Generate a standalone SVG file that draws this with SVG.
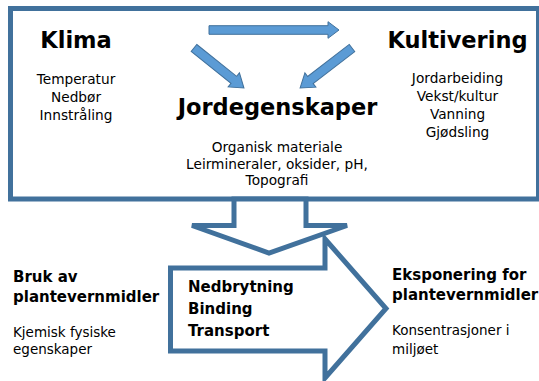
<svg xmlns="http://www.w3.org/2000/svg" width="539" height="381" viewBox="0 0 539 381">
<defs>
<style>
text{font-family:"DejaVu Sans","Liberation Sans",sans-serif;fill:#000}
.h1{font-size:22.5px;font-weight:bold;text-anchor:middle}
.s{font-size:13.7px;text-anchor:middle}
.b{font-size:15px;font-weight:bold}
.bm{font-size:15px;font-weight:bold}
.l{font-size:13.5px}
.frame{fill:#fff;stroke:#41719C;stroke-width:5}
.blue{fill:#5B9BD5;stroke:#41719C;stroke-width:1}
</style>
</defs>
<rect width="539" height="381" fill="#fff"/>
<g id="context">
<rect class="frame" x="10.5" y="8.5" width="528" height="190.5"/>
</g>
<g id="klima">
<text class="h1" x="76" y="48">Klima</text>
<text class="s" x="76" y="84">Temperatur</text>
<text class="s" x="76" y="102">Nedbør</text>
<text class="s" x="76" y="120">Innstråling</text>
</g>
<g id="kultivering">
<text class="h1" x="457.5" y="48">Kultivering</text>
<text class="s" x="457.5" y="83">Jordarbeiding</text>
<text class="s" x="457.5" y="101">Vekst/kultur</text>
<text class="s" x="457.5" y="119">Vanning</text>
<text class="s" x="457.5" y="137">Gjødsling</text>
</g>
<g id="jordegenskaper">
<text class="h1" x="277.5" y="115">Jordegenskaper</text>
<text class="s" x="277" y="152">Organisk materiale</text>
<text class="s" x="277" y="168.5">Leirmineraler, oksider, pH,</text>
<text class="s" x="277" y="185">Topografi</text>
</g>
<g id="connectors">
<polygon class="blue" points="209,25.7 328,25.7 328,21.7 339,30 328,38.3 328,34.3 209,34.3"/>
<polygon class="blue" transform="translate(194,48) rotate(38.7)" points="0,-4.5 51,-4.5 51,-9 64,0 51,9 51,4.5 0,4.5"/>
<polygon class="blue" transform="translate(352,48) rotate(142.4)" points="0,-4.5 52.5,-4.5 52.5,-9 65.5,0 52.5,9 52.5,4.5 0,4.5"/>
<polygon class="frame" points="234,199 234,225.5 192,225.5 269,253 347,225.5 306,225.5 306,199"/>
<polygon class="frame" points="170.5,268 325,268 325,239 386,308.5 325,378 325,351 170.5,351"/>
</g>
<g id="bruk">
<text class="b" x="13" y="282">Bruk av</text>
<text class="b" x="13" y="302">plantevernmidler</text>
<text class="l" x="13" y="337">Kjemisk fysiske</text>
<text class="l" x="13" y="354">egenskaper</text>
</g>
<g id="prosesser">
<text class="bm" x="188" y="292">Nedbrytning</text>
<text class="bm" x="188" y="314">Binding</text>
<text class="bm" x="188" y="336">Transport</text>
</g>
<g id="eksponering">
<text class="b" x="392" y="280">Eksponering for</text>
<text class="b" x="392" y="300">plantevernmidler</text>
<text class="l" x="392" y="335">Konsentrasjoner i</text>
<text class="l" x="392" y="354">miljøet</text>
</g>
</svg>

++++

**The problem:** Write the listing out a second time exactly, dropping all images.

**Output below:**
Generate a standalone SVG file that draws this with SVG.
<svg xmlns="http://www.w3.org/2000/svg" width="539" height="381" viewBox="0 0 539 381">
<defs>
<style>
text{font-family:"DejaVu Sans","Liberation Sans",sans-serif;fill:#000}
.h1{font-size:22.5px;font-weight:bold;text-anchor:middle}
.s{font-size:13.7px;text-anchor:middle}
.b{font-size:15px;font-weight:bold}
.bm{font-size:15px;font-weight:bold}
.l{font-size:13.5px}
.frame{fill:#fff;stroke:#41719C;stroke-width:5}
.blue{fill:#5B9BD5;stroke:#41719C;stroke-width:1}
</style>
</defs>
<rect width="539" height="381" fill="#fff"/>
<g id="context">
<rect class="frame" x="10.5" y="8.5" width="528" height="190.5"/>
</g>
<g id="klima">
<text class="h1" x="76" y="48">Klima</text>
<text class="s" x="76" y="84">Temperatur</text>
<text class="s" x="76" y="102">Nedbør</text>
<text class="s" x="76" y="120">Innstråling</text>
</g>
<g id="kultivering">
<text class="h1" x="457.5" y="48">Kultivering</text>
<text class="s" x="457.5" y="83">Jordarbeiding</text>
<text class="s" x="457.5" y="101">Vekst/kultur</text>
<text class="s" x="457.5" y="119">Vanning</text>
<text class="s" x="457.5" y="137">Gjødsling</text>
</g>
<g id="jordegenskaper">
<text class="h1" x="277.5" y="115">Jordegenskaper</text>
<text class="s" x="277" y="152">Organisk materiale</text>
<text class="s" x="277" y="168.5">Leirmineraler, oksider, pH,</text>
<text class="s" x="277" y="185">Topografi</text>
</g>
<g id="connectors">
<polygon class="blue" points="209,25.7 328,25.7 328,21.7 339,30 328,38.3 328,34.3 209,34.3"/>
<polygon class="blue" transform="translate(194,48) rotate(38.7)" points="0,-4.5 51,-4.5 51,-9 64,0 51,9 51,4.5 0,4.5"/>
<polygon class="blue" transform="translate(352,48) rotate(142.4)" points="0,-4.5 52.5,-4.5 52.5,-9 65.5,0 52.5,9 52.5,4.5 0,4.5"/>
<polygon class="frame" points="234,199 234,225.5 192,225.5 269,253 347,225.5 306,225.5 306,199"/>
<polygon class="frame" points="170.5,268 325,268 325,239 386,308.5 325,378 325,351 170.5,351"/>
</g>
<g id="bruk">
<text class="b" x="13" y="282">Bruk av</text>
<text class="b" x="13" y="302">plantevernmidler</text>
<text class="l" x="13" y="337">Kjemisk fysiske</text>
<text class="l" x="13" y="354">egenskaper</text>
</g>
<g id="prosesser">
<text class="bm" x="188" y="292">Nedbrytning</text>
<text class="bm" x="188" y="314">Binding</text>
<text class="bm" x="188" y="336">Transport</text>
</g>
<g id="eksponering">
<text class="b" x="392" y="280">Eksponering for</text>
<text class="b" x="392" y="300">plantevernmidler</text>
<text class="l" x="392" y="335">Konsentrasjoner i</text>
<text class="l" x="392" y="354">miljøet</text>
</g>
</svg>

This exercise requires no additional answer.